Seit 30 Jahren lebt die Venezianerin in Berlin. Gemeinsam mit dem jetzigen Direktor der Nationalgalerie, Klaus Biesenbach, hat Bonvicini die Kunstszene der Stadt in den 1990er Jahren geprägt. In der einst von Kohlegeruch durchzogenen und heute gänzlich gentrifizierten Ostberliner Auguststraße hatte sie ihr Atelier, während Biesenbach dort mit dem „KW“ ein neues Zentrum für aktuelle Kunst mitaufbaute. Die erste Berlin-Biennale wurde 1998 von ihm kuratiert, Bonvicini lieferte dafür eine zentrale Arbeit.
Und so lässt sich „I do You“ auch als ein Revival der Kunststadt Berlin aus den 1990er Jahren lesen.
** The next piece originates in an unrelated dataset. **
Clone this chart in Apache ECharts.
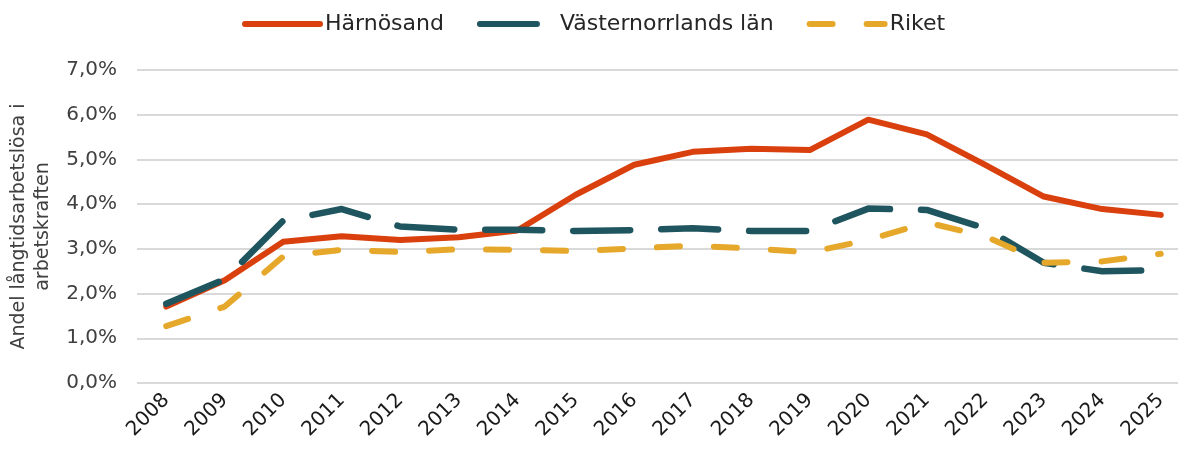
<!DOCTYPE html>
<html>
<head>
<meta charset="utf-8">
<script src="https://cdn.jsdelivr.net/npm/echarts@6/dist/echarts.min.js"></script>
<style>
  html, body { margin: 0; padding: 0; background: #fff; }
  #chart { width: 1178px; height: 450px; }
</style>
</head>
<body>
<div id="chart"></div>
<script>
// År på x-axeln
const years = ['2008', '2009', '2010', '2011', '2012', '2013', '2014', '2015', '2016',
  '2017', '2018', '2019', '2020', '2021', '2022', '2023', '2024', '2025'];

// Andel långtidsarbetslösa, procent
const harnosand = [1.71, 2.30, 3.16, 3.28, 3.20, 3.26, 3.41, 4.21, 4.88,
  5.17, 5.24, 5.21, 5.89, 5.56, 4.88, 4.17, 3.89, 3.76];
const vasternorrland = [1.77, 2.32, 3.63, 3.89, 3.50, 3.43, 3.43, 3.40, 3.42,
  3.46, 3.40, 3.40, 3.90, 3.87, 3.46, 2.69, 2.50, 2.52];
const riket = [1.27, 1.71, 2.83, 2.98, 2.93, 2.99, 2.98, 2.95, 3.01,
  3.07, 3.01, 2.92, 3.20, 3.59, 3.28, 2.69, 2.72, 2.89];

const FONT = '"DejaVu Sans", sans-serif';

const chart = echarts.init(document.getElementById('chart'));

const option = {
  animation: false,
  textStyle: { fontFamily: FONT },
  legend: {
    top: 8,
    left: 237,
    itemWidth: 75,
    itemHeight: 14,
    itemGap: 33,
    itemStyle: { opacity: 0 },
    lineStyle: { width: 6, cap: 'round' },
    textStyle: { fontSize: 22, color: '#262626', fontFamily: FONT },
    data: ['Härnösand', 'Västernorrlands län', 'Riket'],
  },
  grid: {
    left: 137,
    top: 70,
    width: 1053,
    height: 313,
    outerBoundsMode: 'none',
  },
  xAxis: {
    type: 'category',
    data: years,
    boundaryGap: true,
    axisLine: { show: false },
    axisTick: { show: false },
    axisLabel: {
      rotate: 45,
      margin: 14,
      interval: 0,
      fontSize: 20,
      color: '#1a1a1a',
      fontFamily: FONT,
    },
  },
  yAxis: {
    type: 'value',
    min: 0,
    max: 7,
    interval: 1,
    name: 'Andel långtidsarbetslösa i\narbetskraften',
    nameLocation: 'middle',
    nameRotate: 90,
    nameGap: 81,
    nameTextStyle: { fontSize: 19, color: '#404040', lineHeight: 24, fontFamily: FONT },
    axisLine: { show: false },
    axisTick: { show: false },
    axisLabel: {
      margin: 20,
      fontSize: 20,
      color: '#404040',
      fontFamily: FONT,
      formatter: (v) => v.toFixed(1).replace('.', ',') + '%',
    },
    splitLine: { lineStyle: { color: '#d9d9d9', width: 2 } },
  },
  series: [
    {
      name: 'Härnösand',
      type: 'line',
      data: harnosand,
      symbol: 'none',
      lineStyle: { color: '#d9400e', width: 6, cap: 'round', join: 'round' },
      itemStyle: { color: '#d9400e' },
    },
    {
      name: 'Västernorrlands län',
      type: 'line',
      data: vasternorrland,
      symbol: 'none',
      lineStyle: { color: '#1f555e', width: 6.5, type: [57, 31], cap: 'round', join: 'round' },
      itemStyle: { color: '#1f555e' },
    },
    {
      name: 'Riket',
      type: 'line',
      data: riket,
      symbol: 'none',
      lineStyle: { color: '#e6a82a', width: 6, type: [23, 34], cap: 'round', join: 'round' },
      itemStyle: { color: '#e6a82a' },
    },
  ],
};

chart.setOption(option);
</script>
</body>
</html>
Ein schräges Revival jedoch, folgten den damaligen Low-Budget-Experimenten der beiden beachtliche Karrieren im internationalen Kunstbetrieb, die Bonvicini und Biesenbach von den unsanierten Häusern mit Kohleofen nun in den gerade für 140 Millionen Euro sanierten Mies’schen Glaspalast zusammenbringen.
So stehen sie da während der Pressekonferenz zu „I do You“, vor der Kulisse des Kulturforums, gleichsam als Protagonisten wie als Sinnbild einer Berliner Kunstlandschaft. Und über sie sollte gerade politisch diskutiert werden.
Der gut vernetzte Galerist
Da ist einmal der gut vernetzte Berliner Galerist Johann König, dessen Künstler:innen in den letzten Jahren vielfach im Programm der Nationalgalerie auftauchten. Schon lange kursieren gegen ihn Vorwürfe der sexuellen Übergriffe, nun scheinen sie ihn tatsächlich ins Schwanken zu bringen. Wenige Wochen vor der Eröffnung von „I do You“ distanzierte sich Bonvicini als erste Künstlerin von ihrem Galeristen König. Sie blieb dabei aber erstaunlich stumm.
In den letzten Tagen erst verließen auch andere namhafte Künstler:innen Königs Galerie, darunter Katharina Grosse oder das Duo Elmgreen & Dragset.
Und dann ist da noch das geplante Museum des 20. Jahrhunderts. Klaus Biesenbach, den Monika Grütters in einer letzten Amtshandlung als Bundesbeauftragte für Kultur und Medien noch 2021 vom Museum of Contemporary Art in Los Angeles an die Neue Nationalgalerie holte, wird auch Direktor dieser großen Institution sein. Er wolle die Museumsarbeit sozial und ökologisch ausrichten, sagt er, während sich auf der Baustelle hinter der Mies’schen Glasfront mit dem vermutlich 450 Millionen Euro teuren Museumsneubau gerade eine große Klimasünde ankündigt.
Plumpe Typologie der Scheune
Vor sechs Jahren hat das Baseler Starbüro Herzog & de Meuron den Wettbewerb für das Museum gewonnen. Und ihr Entwurf einer Scheune für die Kunst scheint noch viel weiter im Gestern zu liegen – die postmodern gedrehte oder vielleicht auch einfach plumpe Typologie der Scheune, die städtebauliche Verfestigung einer autogerechten Stadt, der Baustoff Beton und nicht zuletzt ein enorm energiefressendes Raumprogramm.
Man will nun das Energiekonzept überarbeiten, die jetzige Bundesbeauftragte für Kultur und Medien Claudia Roth hat hierfür kürzlich Gelder bereitgestellt. Im nächsten Jahr will auch Biesenbach die neuen Energiepläne vorstellen. Doch laufen diese nicht nur auf ein wenig Kosmetik am Bau heraus? „I do You“ – das könnte auch eine Ansage zu mehr kulturpolitischem Mut sein, dazu, radikal neu zu entscheiden. Ob das geschehen wird?